[Exercise goal]
Using the data beneath, show every line that includes the word "document".

[Plotting code records]

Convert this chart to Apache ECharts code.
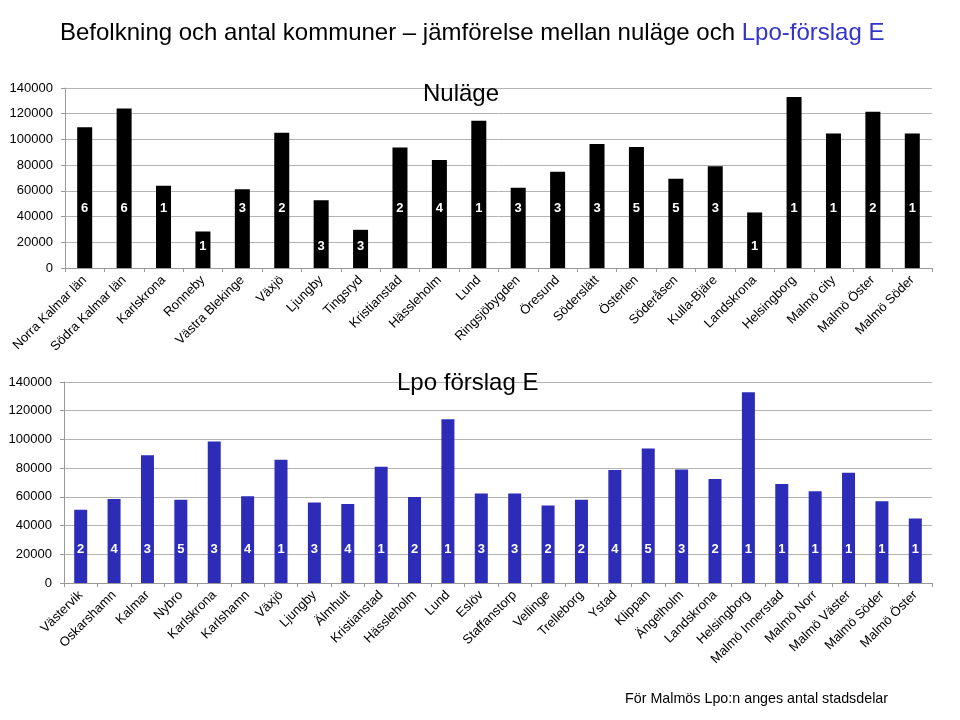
<!DOCTYPE html>
<html><head><meta charset="utf-8">
<script src="https://cdn.jsdelivr.net/npm/echarts@6/dist/echarts.min.js"></script>
<style>html,body{margin:0;padding:0;background:#fff}#c{width:960px;height:720px}</style>
</head><body><div id="c"></div>
<script>
const nowCategories = ['Norra Kalmar län','Södra Kalmar län','Karlskrona','Ronneby','Västra Blekinge','Växjö','Ljungby','Tingsryd','Kristianstad','Hässleholm','Lund','Ringsjöbygden','Öresund','Söderslätt','Österlen','Söderåsen','Kulla-Bjäre','Landskrona','Helsingborg','Malmö city','Malmö Öster','Malmö Söder'];
const nowPopulation = [109500,124000,64000,28400,61200,105100,52600,29700,93700,84000,114500,62400,74900,96500,94200,69500,79100,43200,133000,104600,121500,104600];
const nowCounts = [6,6,1,1,3,2,3,3,2,4,1,3,3,3,5,5,3,1,1,1,2,1];

const lpoCategories = ['Västervik','Oskarshamn','Kalmar','Nybro','Karlskrona','Karlshamn','Växjö','Ljungby','Älmhult','Kristianstad','Hässleholm','Lund','Eslöv','Staffanstorp','Vellinge','Trelleborg','Ystad','Klippan','Ängelholm','Landskrona','Helsingborg','Malmö Innerstad','Malmö Norr','Malmö Väster','Malmö Söder','Malmö Öster'];
const lpoPopulation = [51100,58500,88900,57900,98600,60400,85900,56000,55100,81000,59900,114100,62300,62300,53900,57900,78700,93700,79100,72400,132800,69000,63900,76800,56900,44900];
const lpoCounts = [2,4,3,5,3,4,1,3,4,1,2,1,3,3,2,2,4,5,3,2,1,1,1,1,1,1];

const yTicks = [0,20000,40000,60000,80000,100000,120000,140000];

const FONT = 'Liberation Sans, Arial, sans-serif';
const chart = echarts.init(document.getElementById('c'), null, {renderer:'canvas'});

function xAxis(cats, gi){
  return {
    type:'category', data:cats, gridIndex:gi,
    axisLine:{lineStyle:{color:'#999'}},
    axisTick:{show:true, length:4, lineStyle:{color:'#999'}},
    axisLabel:{rotate:45, interval:0, margin:10, color:'#000', fontSize:13, fontFamily:FONT}
  };
}
function yAxis(gi){
  return {
    type:'value', gridIndex:gi, min:yTicks[0], max:yTicks[yTicks.length-1], interval:20000,
    axisLine:{show:true, lineStyle:{color:'#999'}},
    axisTick:{show:true, length:4, lineStyle:{color:'#999'}},
    splitLine:{lineStyle:{color:'#b4b4b4'}},
    axisLabel:{color:'#000', fontSize:13, fontFamily:FONT, margin:12, formatter:v=>String(v)}
  };
}

const labelBase = {show:true, position:'insideBottom', color:'#fff', fontWeight:'bold', fontSize:13, fontFamily:FONT};

chart.setOption({
  animation:false,
  textStyle:{fontFamily:FONT},
  title:[
    {text:'Befolkning och antal kommuner – jämförelse mellan nuläge och {b|Lpo-förslag E}', left:55, top:16,
     textStyle:{fontSize:24, fontWeight:'normal', color:'#000', fontFamily:FONT, rich:{b:{fontSize:24, color:'#3333cc', fontFamily:FONT}}}},
    {text:'Nuläge', left:418, top:77, textStyle:{fontSize:24, fontWeight:'normal', color:'#000', fontFamily:FONT}},
    {text:'Lpo förslag E', left:392, top:366, textStyle:{fontSize:24, fontWeight:'normal', color:'#000', fontFamily:FONT}},
    {text:'För Malmös Lpo:n anges antal stadsdelar', left:620, top:687, textStyle:{fontSize:14.3, fontWeight:'normal', color:'#000', fontFamily:FONT}}
  ],
  grid:[
    {left:65, right:28, top:88, height:180},
    {left:64, right:28, top:382, height:201}
  ],
  xAxis:[xAxis(nowCategories,0), xAxis(lpoCategories,1)],
  yAxis:[yAxis(0), yAxis(1)],
  series:[
    {type:'bar', xAxisIndex:0, yAxisIndex:0, barWidth:15,
     itemStyle:{color:'#000'},
     data: nowPopulation.map((v,i)=>({value:v, label:{distance: v<55000?15:53}})),
     label:Object.assign({}, labelBase, {formatter:p=>String(nowCounts[p.dataIndex])})},
    {type:'bar', xAxisIndex:1, yAxisIndex:1, barWidth:13,
     itemStyle:{color:'#2c2cb8'},
     data: lpoPopulation,
     label:Object.assign({}, labelBase, {distance:27, formatter:p=>String(lpoCounts[p.dataIndex])})}
  ]
});
</script></body></html>
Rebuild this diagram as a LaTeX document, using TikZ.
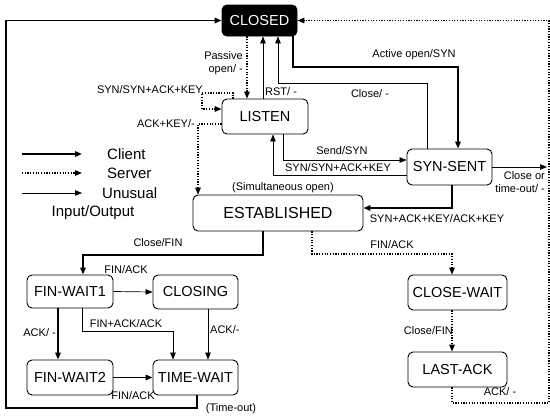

[Worked solution]
const chart = echarts.init(document.getElementById('c'), null, {renderer:'canvas'});
Rebuild this diagram as a LaTeX document, using TikZ.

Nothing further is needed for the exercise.